Die Menschheit ist derzeit mit dem sechsten Massenartensterben in der Erdgeschichte konfrontiert, das sich von vorherigen dadurch unterscheidet, dass es durch die Menschen selbst, also anthropogen verursacht ist. In der Literatur und anderen Kunstformen finden wir zunehmend Vorstellungen und Geschichten, die auf die miteinander verknüpften Krisen des Artensterbens, des Biodiversitätsverlusts und des Klimawandels reagieren. Extinction ist ein komplexes und nicht nur naturwissenschaftliches, sondern auch ein kulturelles Phänomen und der Umgang damit reflektiert die vorherrschenden Vorstellungen von den Beziehungen zwischen Menschen, Tieren und (Um)welt.

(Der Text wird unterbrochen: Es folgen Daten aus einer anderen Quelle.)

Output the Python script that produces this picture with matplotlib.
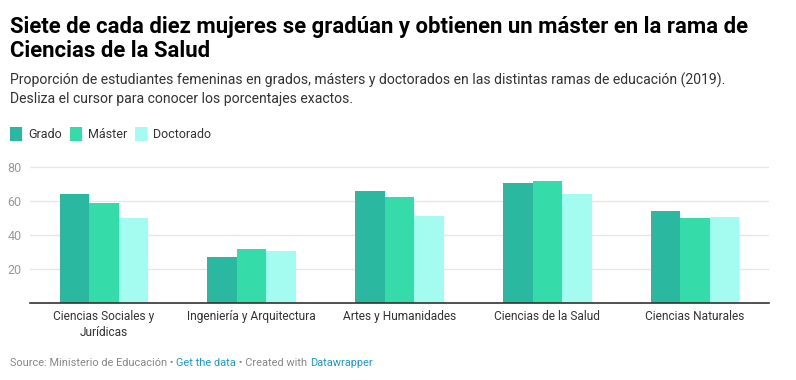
import matplotlib
matplotlib.use("Agg")
import matplotlib.pyplot as plt
import numpy as np
from matplotlib.patches import Rectangle

categories = ["Ciencias Sociales y\nJurídicas", "Ingeniería y Arquitectura",
              "Artes y Humanidades", "Ciencias de la Salud", "Ciencias Naturales"]
series_names = ["Grado", "Máster", "Doctorado"]
grado = [64.1, 27.0, 65.9, 70.6, 54.1]
master = [58.8, 31.7, 62.4, 71.8, 49.8]
doctorado = [49.8, 30.5, 51.2, 64.1, 50.6]
yticks = [20, 40, 60, 80]

colors = ["#2ab8a0", "#35dba8", "#a4fbf0"]

W, H = 796, 380
fig = plt.figure(figsize=(W / 100, H / 100), dpi=100)
plt.rcParams['font.family'] = ['Roboto', 'DejaVu Sans']

def fx(x):
    return x / W

def fy(y):
    return 1 - y / H

# Title
fig.text(fx(10), fy(33), "Siete de cada diez mujeres se gradúan y obtienen un máster en la rama de",
         fontsize=15.9, fontweight='bold', color='#000000', va='baseline', ha='left')
fig.text(fx(10), fy(57), "Ciencias de la Salud",
         fontsize=15.9, fontweight='bold', color='#000000', va='baseline', ha='left')
# Subtitle
fig.text(fx(10), fy(85), "Proporción de estudiantes femeninas en grados, másters y doctorados en las distintas ramas de educación (2019).",
         fontsize=10.05, color='#333333', va='baseline', ha='left')
fig.text(fx(10), fy(103), "Desliza el cursor para conocer los porcentajes exactos.",
         fontsize=10.05, color='#333333', va='baseline', ha='left')

# Legend
leg_x = [10, 70, 135]
for lx, name, c in zip(leg_x, series_names, colors):
    fig.patches.append(Rectangle((fx(lx), fy(141)), 12 / W, 14 / H, transform=fig.transFigure,
                                 facecolor=c, edgecolor='none'))
    fig.text(fx(lx + 18), fy(138), name, fontsize=9, color='#333333', va='baseline', ha='left')

# Axes
ax = fig.add_axes([fx(30), 1 - 302.7 / H, (769 - 30) / W, (302.7 - 163.7) / H])
x = np.arange(len(categories))
bw = 0.2
for i, (vals, c) in enumerate(zip([grado, master, doctorado], colors)):
    ax.bar(x + (i - 1) * bw, vals, width=bw, color=c, edgecolor='none', zorder=2)

ax.set_xlim(-0.5, len(categories) - 0.5)
ax.set_ylim(0, 82)
ax.set_yticks(yticks)
ax.set_yticklabels([str(t) for t in yticks])
ax.grid(axis='y', color='#e6e6e6', linewidth=1, zorder=0)
ax.set_axisbelow(True)
for s in ['top', 'right', 'left']:
    ax.spines[s].set_visible(False)
ax.spines['bottom'].set_color('#333333')
ax.spines['bottom'].set_linewidth(1.2)
ax.tick_params(axis='y', length=0, pad=6, labelsize=9, labelcolor='#999999')
ax.tick_params(axis='x', length=0, pad=5, labelsize=8.6, labelcolor='#333333')
ax.set_xticks(x)
ax.set_xticklabels(categories, linespacing=1.3)
for lab in ax.get_xticklabels():
    lab.set_verticalalignment('top')

# Footer
from matplotlib.offsetbox import TextArea, HPacker, AnchoredOffsetbox
parts = [("Source: Ministerio de Educación", '#888888'), (" • ", '#888888'),
         ("Get the data", '#1d9bc4'), (" • Created with ", '#888888'), ("Datawrapper", '#1d9bc4')]
boxes = [TextArea(t, textprops=dict(fontsize=7.9, color=c)) for t, c in parts]
pack = HPacker(children=boxes, pad=0, sep=0)
ab = AnchoredOffsetbox(loc='lower left', child=pack, pad=0, frameon=False,
                       bbox_to_anchor=(fx(10), fy(368)), bbox_transform=fig.transFigure,
                       borderpad=0)
fig.add_artist(ab)

fig.savefig("out.png", dpi=100, facecolor='white')
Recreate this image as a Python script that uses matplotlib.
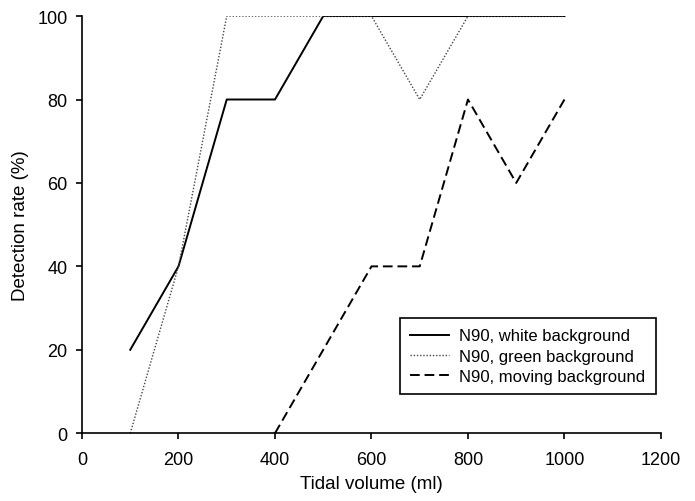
import matplotlib.pyplot as plt

volume = [100, 200, 300, 400, 500, 600, 700, 800, 900, 1000]
white_bg = [20, 40, 80, 80, 100, 100, 100, 100, 100, 100]
green_bg = [0, 40, 100, 100, 100, 100, 80, 100, 100, 100]
moving_volume = [400, 500, 600, 700, 800, 900, 1000]
moving_bg = [0, 20, 40, 40, 80, 60, 80]

plt.rcParams['font.family'] = ['Liberation Sans', 'DejaVu Sans']

fig = plt.figure(figsize=(6.95, 5.02), dpi=100)
ax = fig.add_axes([0.118, 0.135, 0.833, 0.831])

ax.plot(volume, white_bg, color='black', lw=1.4, ls='-', label='N90, white background')
ax.plot(volume, green_bg, color='#444444', lw=1.0, ls=(0, (1, 1.3)), label='N90, green background')
ax.plot(moving_volume, moving_bg, color='black', lw=1.4, ls=(0, (5, 2.5)), label='N90, moving background')

ax.set_xlim(0, 1200)
ax.set_ylim(0, 100)
ax.set_xticks(range(0, 1201, 200))
ax.set_yticks(range(0, 101, 20))
ax.spines['top'].set_visible(False)
ax.spines['right'].set_visible(False)
for s in ['left', 'bottom']:
    ax.spines[s].set_linewidth(1.2)
ax.tick_params(direction='out', length=4.5, width=1.2, labelsize=13)
ax.tick_params(axis='x', pad=8)
ax.tick_params(axis='y', pad=6)
ax.set_xlabel('Tidal volume (ml)', fontsize=13.5, labelpad=5)
ax.set_ylabel('Detection rate (%)', fontsize=13.5, labelpad=6)

leg = ax.legend(loc='lower right', bbox_to_anchor=(1.005, 0.073), fontsize=12,
                frameon=True, fancybox=False, edgecolor='black', framealpha=1,
                handlelength=2.35, handletextpad=0.6, borderpad=0.62, labelspacing=0.32)
leg.get_frame().set_linewidth(1.2)

fig.savefig('out.png', dpi=100)
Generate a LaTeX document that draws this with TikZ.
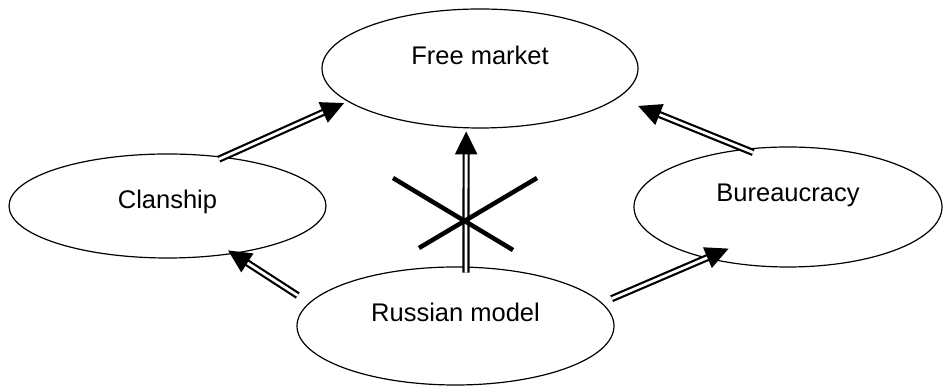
\documentclass[tikz,border=0pt]{standalone}
\usepackage{fontspec}
\setmainfont{Liberation Sans}
\usetikzlibrary{shapes.geometric,arrows.meta}
\begin{document}
\begin{tikzpicture}[x=1pt,y=1pt,
  oval/.style={ellipse, draw, line width=1.2pt, inner sep=0pt,
    font=\fontsize{25.5}{30}\selectfont, text height=18pt},
  flow/.style={double, line width=2.2pt, double distance=2.8pt,
    -{Triangle[length=23pt,width=22pt]}},
  veto/.style={line width=4.5pt}]
\useasboundingbox (0,0) rectangle (943,387);

% the four states
\node[oval, minimum width=316pt, minimum height=119pt, text depth=26.7pt] (fm)   at (480,318.5) {Free market};
\node[oval, minimum width=317pt, minimum height=104pt, text depth=13.7pt] (clan) at (167.5,181) {Clanship};
\node[oval, minimum width=308pt, minimum height=120pt, text depth=29.7pt] (bur)  at (788,180)   {Bureaucracy};
\node[oval, minimum width=317pt, minimum height=118pt, text depth=27.7pt] (rus)  at (455.5,61)  {Russian model};

% transitions
\draw[flow, shorten <=-5.6pt, shorten >=3.7pt]    (clan.41.9) -- (fm.194.7);
\draw[flow, shorten <=-9.7pt, shorten >=21.4pt]   (bur.127.4) -- (fm.-12.8);
\draw[flow, shorten <=-6pt,   shorten >=3pt]      (rus.80)    -- (fm.-103.3);
\draw[flow, shorten <=13.35pt, shorten >=-6.35pt] (rus.171.2) -- (clan.-36.2);
\draw[flow, shorten <=10.45pt, shorten >=-24.7pt] (rus.9.38)  -- (bur.-148.5);

% the blocked direct path
\coordinate (x1a) at (393,209); \coordinate (x1b) at (513,137);
\coordinate (x2a) at (419,139); \coordinate (x2b) at (537,209);
\draw[veto] (x1a) -- (x1b);
\draw[veto] (x2a) -- (x2b);
\end{tikzpicture}
\end{document}
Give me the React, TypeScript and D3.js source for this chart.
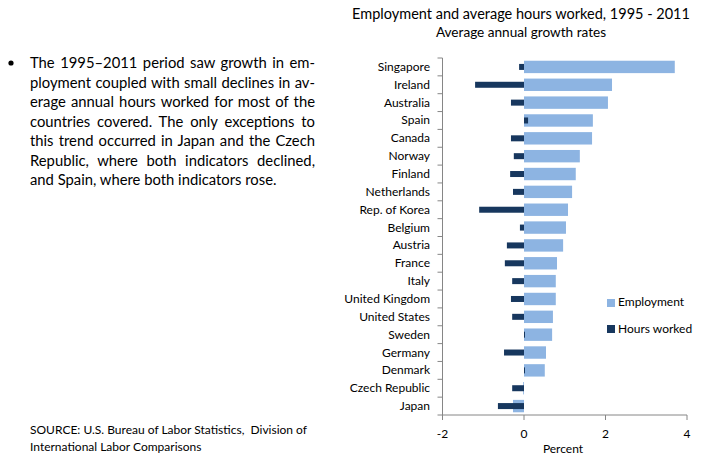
import React, { useEffect, useRef } from "react";
import * as d3 from "d3";

const countries = [
  "Singapore", "Ireland", "Australia", "Spain", "Canada", "Norway", "Finland",
  "Netherlands", "Rep. of Korea", "Belgium", "Austria", "France", "Italy",
  "United Kingdom", "United States", "Sweden", "Germany", "Denmark",
  "Czech Republic", "Japan",
];
const employment = [
  3.7, 2.16, 2.06, 1.69, 1.67, 1.37, 1.27, 1.18, 1.08, 1.03, 0.96, 0.81, 0.78,
  0.78, 0.71, 0.69, 0.54, 0.51, -0.02, -0.27,
];
const hoursWorked = [
  -0.12, -1.2, -0.32, 0.1, -0.32, -0.25, -0.34, -0.27, -1.1, -0.1, -0.42,
  -0.47, -0.29, -0.32, -0.29, 0.02, -0.49, 0.02, -0.29, -0.64,
];
const xTicks = [-2, 0, 2, 4];

const paragraph = [
  "The 1995\u20132011 period saw growth in em-",
  "ployment coupled with small declines in av-",
  "erage annual hours worked for most of the",
  "countries covered. The only exceptions to",
  "this trend occurred in Japan and the Czech",
  "Republic, where both indicators declined,",
  "and Spain, where both indicators rose.",
];
const sourceLines = [
  "SOURCE: U.S. Bureau of Labor Statistics,  Division of",
  "International Labor Comparisons",
];

const FONT = "Lato, 'Open Sans', sans-serif";
const LIGHT = "#8db4e2";
const DARK = "#17375e";
const AXIS = "#868686";

export default function App() {
  const textRef = useRef<SVGGElement>(null);

  // stretch word spacing so every line but the last fills the column
  useEffect(() => {
    if (!textRef.current) return;
    const colWidth = 285;
    d3.select(textRef.current)
      .selectAll<SVGTextElement, string>("text.para")
      .each(function (d, i) {
        if (i === paragraph.length - 1) return;
        const w = this.getComputedTextLength();
        const spaces = (paragraph[i].match(/ /g) || []).length;
        if (spaces > 0) {
          d3.select(this).attr("word-spacing", (colWidth - w) / spaces);
        }
      });
  }, []);

  const x = d3.scaleLinear().domain([-2, 4]).range([442.5, 687]);
  const y = d3.scaleBand<string>().domain(countries).range([58, 415]);
  const bw = y.bandwidth();
  const empH = 12.4;
  const hrsH = 6;

  return (
    <svg width={702} height={474} style={{ position: "absolute", left: 0, top: 0 }} fontFamily={FONT}>
      <rect width={702} height={474} fill="#fff" />

      <g ref={textRef} fill="#000" fontSize={14.8}>
        <circle cx={11} cy={63} r={2.6} fill="#000" />
        {paragraph.map((line, i) => (
          <text key={i} className="para" x={30} y={68 + i * 19.5}>
            {line}
          </text>
        ))}
      </g>

      <g fontSize={12} fill="#000">
        {sourceLines.map((line, i) => (
          <text key={i} x={30} y={434 + i * 17} style={{ whiteSpace: "pre" }}>
            {line}
          </text>
        ))}
      </g>

      <text x={521} y={19} textAnchor="middle" fontSize={14.5}>
        Employment and average hours worked, 1995 - 2011
      </text>
      <text x={521} y={37} textAnchor="middle" fontSize={13.6}>
        Average annual growth rates
      </text>

      {/* employment bars */}
      {countries.map((c, i) => (
        <rect
          key={"e" + c}
          x={Math.min(x(0), x(employment[i]))}
          y={y(c)! + bw / 2 - empH / 2}
          width={Math.abs(x(employment[i]) - x(0))}
          height={empH}
          fill={LIGHT}
        />
      ))}
      {/* hours worked bars */}
      {countries.map((c, i) => (
        <rect
          key={"h" + c}
          x={Math.min(x(0), x(hoursWorked[i]))}
          y={y(c)! + bw / 2 - hrsH / 2}
          width={Math.max(1, Math.abs(x(hoursWorked[i]) - x(0)))}
          height={hrsH}
          fill={DARK}
        />
      ))}

      {/* y axis */}
      <g stroke={AXIS} strokeWidth={1}>
        <line x1={x(-2)} x2={x(-2)} y1={58} y2={415} />
        {countries.concat([""]).map((c, i) => {
          const yy = 58 + i * y.step();
          return <line key={"t" + i} x1={x(-2) - 5} x2={x(-2)} y1={yy} y2={yy} />;
        })}
        <line x1={x(-2)} x2={x(4)} y1={415} y2={415} />
        {xTicks.map((t) => (
          <line key={"xt" + t} x1={x(t)} x2={x(t)} y1={415} y2={420} />
        ))}
      </g>

      <g fontSize={12} fill="#000">
        {countries.map((c) => (
          <text key={"l" + c} x={430} y={y(c)! + bw / 2 + 4} textAnchor="end">
            {c}
          </text>
        ))}
        {xTicks.map((t) => (
          <text key={"xl" + t} x={x(t)} y={438} textAnchor="middle">
            {t}
          </text>
        ))}
        <text x={563} y={453} textAnchor="middle">Percent</text>
      </g>

      {/* legend */}
      <g fontSize={12}>
        <rect x={607} y={299} width={8} height={8} fill={LIGHT} />
        <text x={618} y={306}>Employment</text>
        <rect x={607} y={325} width={8} height={8} fill={DARK} />
        <text x={618} y={333}>Hours worked</text>
      </g>
    </svg>
  );
}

Am Beispiel verschiedener Medien wie Romanen, Theaterstücken, Tanzperformances, Filmen und Videospielen geht Julia Hoydis in ihrem Vortrag den Fragen nach, wie fiktionale Erzählungen mit Hoffnung, Verlust und Endzeitszenarien umgehen und wie Gegenmaßnahmen wie De-Extinction beispielsweise durch gentechnische Experimente und Artenschutz dargestellt werden. Das reflektiert sie stets vor dem Hintergrund des Umgangs mit Enden und Endlichkeit, der sich durch Hoffnung und Akzeptanz, aber auch in Form von Resilienz und auch Lösungsansetzen manifestiert. Auch vorherrschende Erzählmuster, die teils dystopisch oder elegisch ausfallen, werden in den Blick genommen.
Insbesondere wird sie auch zeigen, welchen Beitrag Literatur zu den gesellschaftspolitischen Debatten über Generationen- und Umweltgerechtigkeit leisten kann. Wie kann das Potenzial von Extinction Narratives genutzt werden? Dabei wird sie auch erörtern, dass die Funktion der Extinction Narratives als kulturelle Modellierungen von (un)möglichen Enden unserer jetzigen Welt immer mit Prädiktionen und Werten verknüpft sind.
Univ.-Prof. Dr. phil. Julia Hoydis (*1979 Berlin, lebt in Graz) ist seit 2024 Professorin für englische Literaturwissenschaft vom 18. bis zum 21. Jahrhundert am Institut für Anglistik der Universität Graz. Sie lehrte zuvor an den Universitäten Klagenfurt, Köln, Duisburg-Essen und Cambridge. Zu ihren Forschungsschwerpunkten gehören die Geschichte und Entwicklung des englischen Romans, Erzähltheorie, Literatur und (Natur)Wissenschaft (v.a. Risikotheorie), Posthumanismus und neuere digitale Erzählformen (inklusive Literatur und KI), postkoloniale Studien, sowie Ecocriticism/Environmental Humanities. Aktuell forscht sie insbesondere zu Klimawandelnarrativen, u. a. in dem vom Österreichischen Wissenschaftsfonds FWF geförderten Verbundprojekt Just Futures? An Interdisciplinary Approach to Cultural Climate Models (2023 – 2026), das sich mit Fragen von Generationengerechtigkeit und Vorstellungen von Klimazukünften in verschiedenen Medien beschäftigt.
Zu ihren Buchveröffentlichungen gehören Climate Change Literacy (mit Roman Bartosch und Jens Martin Gurr, Cambridge University Press, 2023), Risk and the English Novel (De Gruyter, 2019) und Tackling the Morality of History: Amitav Ghosh and the Ethics of Storytelling (Winter, 2011). Seit 2019 ist sie Herausgeberin der Zeitschrift Anglistik: International Journal of English Studies und Vizepräsidentin der Deutschen Gesellschaft für Anglistik (2022 – 2025). Neben der akademischen Karriere hält sie ein Diplom in klassischem und modernem Bühnentanz (Rambert School of Ballet and Contemporary Dance, London, 2000), und arbeitete bis 2016 auch freischaffend als Tänzerin in Köln und Aachen.